May 4

At the tenth session of the Lateran Council, Pope Leo X issued a bull on this day in 1515, entitled Inter solicitudines, which became a part of the long struggle by ecclesiastical authorities to control printing. All books were to be submitted to the Cardinal Vicar and the “Magister Sacri Palatii” if printed in Rome, or if elsewhere to the bishop of the diocese or to a professor appointed by him and by the local inquisitor.

A fine of 100 ducats, along with excommunication, confiscation, and public burning of the books were the penalties for offenders, in addition to the loss of license to print for one year. This edict resulted in a certain amount of confusion, particularly outside of Rome, as the books which were acceptable to one inquisitor might be condemned by another. A Neapolitan censor, Gregory Capuchin, wrote that his practice was to burn such bibles as were defective in text. His method was to examine the third chapter of Genesis, and if he found the words, “in sudore vultus tui, vesceris pane donec,” he directed that such copies were not to be corrected but were to be committed to the flames.

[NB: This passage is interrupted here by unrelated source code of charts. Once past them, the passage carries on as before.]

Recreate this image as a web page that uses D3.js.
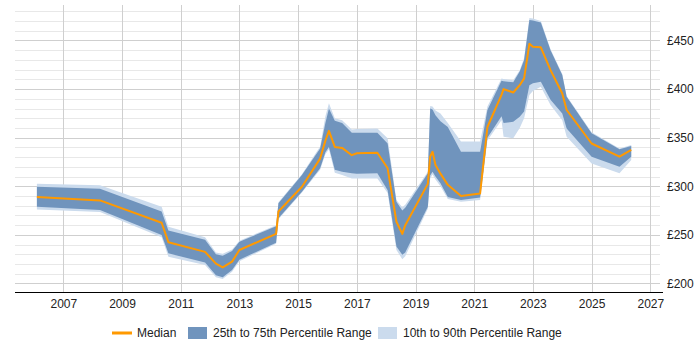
<!DOCTYPE html>
<html>
<head>
<meta charset="utf-8">
<script src="https://cdn.jsdelivr.net/npm/d3@7"></script>
<style>
  body { margin: 0; background: #fff; }
  text { font-family: "Liberation Sans", Arial, sans-serif; }
</style>
</head>
<body>
<script>
// sample dates as decimal years
const years = [2006.1, 2008.25, 2010.35, 2010.58, 2011.83, 2012.2, 2012.43, 2012.75, 2013.0, 2014.25,
  2014.33, 2015.13, 2015.75, 2015.93, 2016.05, 2016.25, 2016.5, 2016.83, 2017.0, 2017.7,
  2018.05, 2018.35, 2018.55, 2018.65, 2019.42, 2019.5, 2019.58, 2019.68, 2019.85, 2020.1,
  2020.55, 2021.2, 2021.45, 2021.93, 2022.0, 2022.33, 2022.55, 2022.7, 2022.88, 2023.0,
  2023.27, 2023.6, 2024.0, 2024.15, 2025.0, 2025.95, 2026.35];

const p10 = [276, 273.5, 247.5, 227.5, 219, 206.5, 204.5, 212, 223, 241,
  266, 293.5, 317, 333, 338, 314, 311.5, 308, 308, 308,
  293, 234.5, 225, 228, 277, 308, 312, 307, 300, 287,
  284, 286, 347, 368, 351, 349.5, 360, 370, 394, 398,
  402.5, 383.5, 368, 351, 323.5, 313.5, 327];

const p25 = [279, 275.5, 250, 231, 221.5, 208.5, 206.5, 214, 224.5, 242,
  267, 294.5, 318.5, 335, 340.5, 317, 315, 313.5, 313, 313.5,
  296, 238, 229.5, 232, 279, 311, 315, 310, 303, 289,
  286, 288.5, 350, 372, 365, 366.5, 371.5, 377, 404, 406,
  407.5, 389, 375, 359.5, 330.5, 320, 330.5];

const median = [289, 285.5, 262.5, 242.5, 232.5, 220.5, 216.5, 222.5, 234.5, 251,
  274, 299.5, 328.5, 347, 357, 340.5, 339.5, 332, 334, 334.5,
  318.5, 263.5, 251, 260, 302.5, 330.5, 335.5, 322, 313, 301.5,
  290, 292.5, 361, 394, 400, 396.5, 404, 411, 446.5, 443.5,
  443, 419.5, 395.5, 378.5, 344, 330.5, 337.5];

const p75 = [299.5, 297.5, 274, 254.5, 245, 230, 228.5, 233.5, 243, 259,
  282.5, 311.5, 339, 365, 380, 367.5, 365, 355, 355, 355,
  344, 284, 275, 278, 313.5, 380, 379, 373, 367, 361,
  335.5, 335.5, 378.5, 408.5, 408, 407, 418, 430, 471, 470.5,
  468.5, 440, 414.5, 392, 354.5, 338, 341.5];

const p90 = [302.5, 301, 279, 258.5, 247.5, 232, 230.5, 235, 244, 260,
  283.5, 312.5, 341, 372, 385.5, 370, 368, 358.5, 359, 359.5,
  349.5, 286, 278.5, 281, 315, 382.5, 382, 378, 375, 365,
  346, 346, 382, 411, 410.5, 409, 419.5, 432, 473, 472.5,
  470, 441, 415.5, 393, 355.5, 339, 342.5];

const xTicks = [2007, 2009, 2011, 2013, 2015, 2017, 2019, 2021, 2023, 2025, 2027];
const yTicks = [200, 250, 300, 350, 400, 450];
const legendLabels = ['Median', '25th to 75th Percentile Range', '10th to 90th Percentile Range'];

const colors = { median: '#ff9900', inner: '#7094bd', outer: '#cbdbed' };

const width = 700, height = 350;
const plot = { left: 15, right: 660, top: 5, bottom: 292 };

const svg = d3.select('body').append('svg')
  .attr('width', width).attr('height', height);

const x = d3.scaleLinear().domain([2005.354, 2027.33]).range([plot.left, plot.right]);
const y = d3.scaleLinear().domain([191.25, 486.5]).range([plot.bottom, plot.top]);

const rows = years.map((yr, i) => ({
  yr, p10: p10[i], p25: p25[i], med: median[i], p75: p75[i], p90: p90[i]
}));

// minor + major horizontal grid
const minor = d3.range(200, 490, 10).filter(v => v % 50 !== 0);
svg.append('g').selectAll('line').data(minor).enter().append('line')
  .attr('x1', plot.left).attr('x2', plot.right)
  .attr('y1', d => Math.round(y(d)) + 0.5).attr('y2', d => Math.round(y(d)) + 0.5)
  .attr('stroke', '#e8e8e8');
svg.append('g').selectAll('line').data(yTicks).enter().append('line')
  .attr('x1', plot.left).attr('x2', plot.right)
  .attr('y1', d => Math.round(y(d)) + 0.5).attr('y2', d => Math.round(y(d)) + 0.5)
  .attr('stroke', '#cfcfcf');

// vertical grid
svg.append('g').selectAll('line').data(xTicks).enter().append('line')
  .attr('x1', d => Math.round(x(d)) + 0.5).attr('x2', d => Math.round(x(d)) + 0.5)
  .attr('y1', plot.top).attr('y2', plot.bottom)
  .attr('stroke', '#cfcfcf');

// bands
const band = (lo, hi) => d3.area().x(d => x(d.yr)).y0(d => y(d[lo])).y1(d => y(d[hi]));
svg.append('path').datum(rows).attr('d', band('p10', 'p90')).attr('fill', colors.outer);
svg.append('path').datum(rows).attr('d', band('p25', 'p75')).attr('fill', colors.inner);

svg.append('path').datum(rows)
  .attr('d', d3.line().x(d => x(d.yr)).y(d => y(d.med)))
  .attr('fill', 'none').attr('stroke', colors.median).attr('stroke-width', 2)
  .attr('stroke-linejoin', 'round');

// x axis
const xAxis = svg.append('g').attr('transform', `translate(0,${plot.bottom + 0.5})`)
  .call(d3.axisBottom(x).tickValues(xTicks).tickFormat(d3.format('d')).tickSize(0).tickPadding(7));
xAxis.select('.domain').attr('d', `M${plot.left},0H663`).attr('stroke', '#000');
xAxis.selectAll('text').attr('font-size', 12).attr('fill', '#222')
  .attr('font-family', '"Liberation Sans", Arial, sans-serif');

// y axis on right
const yAxis = svg.append('g').attr('transform', `translate(${plot.right + 7},0)`)
  .call(d3.axisRight(y).tickValues(yTicks).tickFormat(d => '£' + d).tickSize(0).tickPadding(0));
yAxis.select('.domain').remove();
yAxis.selectAll('text').attr('font-size', 12).attr('fill', '#222')
  .attr('font-family', '"Liberation Sans", Arial, sans-serif');

// legend
const lg = svg.append('g').attr('transform', 'translate(0,333)');
lg.append('line').attr('x1', 112).attr('x2', 132).attr('y1', 0).attr('y2', 0)
  .attr('stroke', colors.median).attr('stroke-width', 3);
lg.append('rect').attr('x', 188).attr('y', -6).attr('width', 19).attr('height', 12).attr('fill', colors.inner);
lg.append('rect').attr('x', 378).attr('y', -6).attr('width', 19).attr('height', 12).attr('fill', colors.outer);
const lx = [137, 213, 403];
lg.selectAll('text.lbl').data(legendLabels).enter().append('text')
  .attr('x', (d, i) => lx[i]).attr('y', 4)
  .attr('font-size', 12).attr('fill', '#222')
  .text(d => d);
</script>
</body>
</html>
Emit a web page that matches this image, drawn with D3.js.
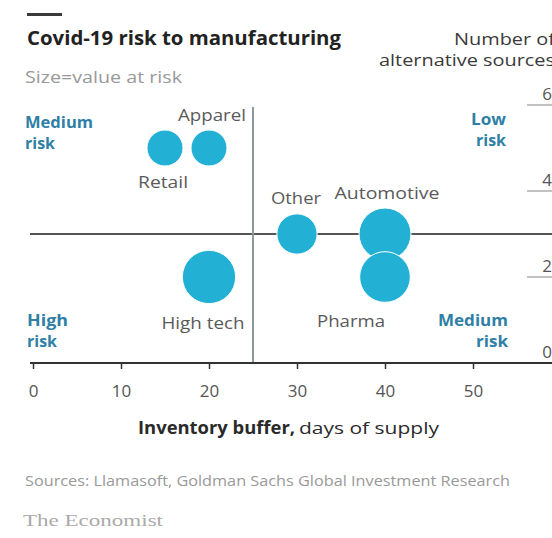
<!DOCTYPE html>
<html>
<head>
<meta charset="utf-8">
<script src="https://cdn.jsdelivr.net/npm/d3@7"></script>
<style>
  html, body { margin: 0; padding: 0; background: #fff; }
  svg { display: block; }
  text { font-family: "Open Sans", Lato, sans-serif; }
</style>
</head>
<body>
<svg id="chart" width="552" height="538"></svg>
<script>
// ---- Data ----
const categories    = ["Retail", "Apparel", "Other", "Automotive", "Pharma", "High tech"];
const inventoryDays = [15, 20, 30, 40, 40, 20];          // x: inventory buffer, days of supply
const altSources    = [5, 5, 3, 3, 2, 2];                // y: number of alternative sources
const valueAtRisk   = [48, 48, 60, 100, 95, 105];        // bubble size (relative)
const xTicks = [0, 10, 20, 30, 40, 50];
const yTicks = [0, 2, 4, 6];
const xThreshold = 25;
const yThreshold = 3;
const quadrantLabels = [["Medium", "risk"], ["Low", "risk"], ["High", "risk"], ["Medium", "risk"]];

// ---- Layout ----
const W = 552, H = 538;
const svg = d3.select("#chart");
const x = d3.scaleLinear().domain([0, 50]).range([33, 473]);
const y = d3.scaleLinear().domain([0, 6]).range([363, 105]);
const r = d3.scaleSqrt().domain([0, 100]).range([0, 26]);

// label placement relative to bubble centre: [dx, dy, width]
const labelLayout = {
  "Retail":     [-2, 40, 50],
  "Apparel":    [3, -27, 68],
  "Other":      [-1, -30, 50],
  "Automotive": [2, -35, 105],
  "Pharma":     [-34, 50, 68],
  "High tech":  [-6, 52, 83]
};

function fit(sel, w) { return sel.attr("textLength", w).attr("lengthAdjust", "spacingAndGlyphs"); }

// header bar
svg.append("rect").attr("x", 27).attr("y", 13).attr("width", 35).attr("height", 3).attr("fill", "#3a3a3a");

fit(svg.append("text").attr("x", 27).attr("y", 45)
  .attr("font-size", 20).attr("font-weight", 700).attr("fill", "#222")
  .text("Covid-19 risk to manufacturing"), 314);

fit(svg.append("text").attr("x", 25).attr("y", 83)
  .attr("font-size", 16).attr("fill", "#999")
  .text("Size=value at risk"), 157);

fit(svg.append("text").attr("x", 454).attr("y", 45)
  .attr("font-size", 16).attr("fill", "#3a3a3a").text("Number of"), 101);
fit(svg.append("text").attr("x", 379).attr("y", 66)
  .attr("font-size", 16).attr("fill", "#3a3a3a").text("alternative sources"), 176);

// y axis ticks on the right
const yg = svg.append("g");
yg.selectAll("line").data(yTicks.filter(d => d > 0)).join("line")
  .attr("x1", 527).attr("x2", W)
  .attr("y1", d => y(d)).attr("y2", d => y(d))
  .attr("stroke", "#999").attr("stroke-width", 1.2);
yg.selectAll("text").data(yTicks).join("text")
  .attr("x", 552).attr("y", d => y(d) - 5)
  .attr("text-anchor", "end").attr("font-size", 17).attr("fill", "#555")
  .text(d => d);

// threshold lines
svg.append("line")
  .attr("x1", 30).attr("x2", W)
  .attr("y1", y(yThreshold)).attr("y2", y(yThreshold))
  .attr("stroke", "#555").attr("stroke-width", 2);
svg.append("line")
  .attr("x1", x(xThreshold)).attr("x2", x(xThreshold))
  .attr("y1", 107).attr("y2", y(0))
  .attr("stroke", "#8c9a9c").attr("stroke-width", 2);

// x axis
const xAxis = d3.axisBottom(x).tickValues(xTicks).tickSize(6).tickPadding(16);
const xg = svg.append("g").attr("transform", `translate(0,${y(0)})`).call(xAxis);
xg.select(".domain").remove();
xg.selectAll(".tick line").attr("stroke", "#333").attr("stroke-width", 1.5);
xg.selectAll(".tick text").attr("font-size", 17).attr("fill", "#555")
  .attr("font-family", "'Open Sans', sans-serif");
svg.append("line").attr("x1", 30).attr("x2", W).attr("y1", y(0)).attr("y2", y(0))
  .attr("stroke", "#333").attr("stroke-width", 2);

// axis title
const at = svg.append("text").attr("x", 138).attr("y", 434)
  .attr("font-size", 17).attr("fill", "#2a2a2a");
fit(at.append("tspan").attr("font-weight", 700).text("Inventory buffer,"), 157);
fit(at.append("tspan").attr("x", 299).text("days of supply"), 140);

// quadrant labels
const qpos = [
  {x: 25, y: 128, anchor: "start", w: [68, 30]},
  {x: 506, y: 125, anchor: "end", w: [35, 30]},
  {x: 27, y: 326, anchor: "start", w: [41, 30]},
  {x: 508, y: 326, anchor: "end", w: [70, 32]}
];
quadrantLabels.forEach((lines, i) => {
  const t = svg.append("text").attr("x", qpos[i].x).attr("y", qpos[i].y)
    .attr("text-anchor", qpos[i].anchor).attr("font-size", 16).attr("font-weight", 700)
    .attr("fill", "#2f7fa6");
  lines.forEach((l, j) => fit(t.append("tspan").attr("x", qpos[i].x).attr("dy", j ? 21 : 0).text(l), qpos[i].w[j]));
});

// bubbles
const data = categories.map((c, i) => ({c, xv: inventoryDays[i], yv: altSources[i], v: valueAtRisk[i]}));
svg.append("g").selectAll("circle").data(data).join("circle")
  .attr("cx", d => x(d.xv)).attr("cy", d => y(d.yv)).attr("r", d => r(d.v))
  .attr("fill", "#22b0d4").attr("stroke", "#ffffff").attr("stroke-width", 1);

svg.append("g").selectAll("text").data(data).join("text")
  .attr("x", d => x(d.xv) + labelLayout[d.c][0])
  .attr("y", d => y(d.yv) + labelLayout[d.c][1])
  .attr("text-anchor", "middle").attr("font-size", 16).attr("fill", "#5a5a5a")
  .attr("textLength", d => labelLayout[d.c][2]).attr("lengthAdjust", "spacingAndGlyphs")
  .text(d => d.c);

// footer
fit(svg.append("text").attr("x", 25).attr("y", 486).attr("font-size", 15).attr("fill", "#999")
  .text("Sources: Llamasoft, Goldman Sachs Global Investment Research"), 485);
fit(svg.append("text").attr("x", 23).attr("y", 526).attr("font-size", 17).attr("fill", "#aaa")
  .style("font-family", "'Liberation Serif', 'DejaVu Serif', serif")
  .text("The Economist"), 140);
</script>
</body>
</html>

The books which were condemned were listed in an Index kept in each area. The judgments of the local inquisitors were so uncertain that, as in the example of Arias Montanus, Chief Inquisitor for Antwerp and compiler of the Index in that city, his own writings were placed upon the Index in Rome. It became necessary for the various censors to maintain lists restricted to their own use. The practice was to have each inquisitor insert in the indices the statement: “I do say that this present book, thus by me corrected, may be tolerated and read, until such time as it shall be thought worthy of some further correction.”

Even these inquisitors’ indices underwent their own form of censorship. Sandover, archbishop of Toledo, prohibited in 1619, ‘under pain of the greater excommunication, any one to print the index, or cause it to be printed; or when printed, to send it out of the kingdom, without a special license.”

In general, the bull was assumed by most printers to refer to theological works only. Increasingly, after the incunabula period, secular printing came to form the bulk of the output of the press, and the shackles of censorship became less difficult to bear.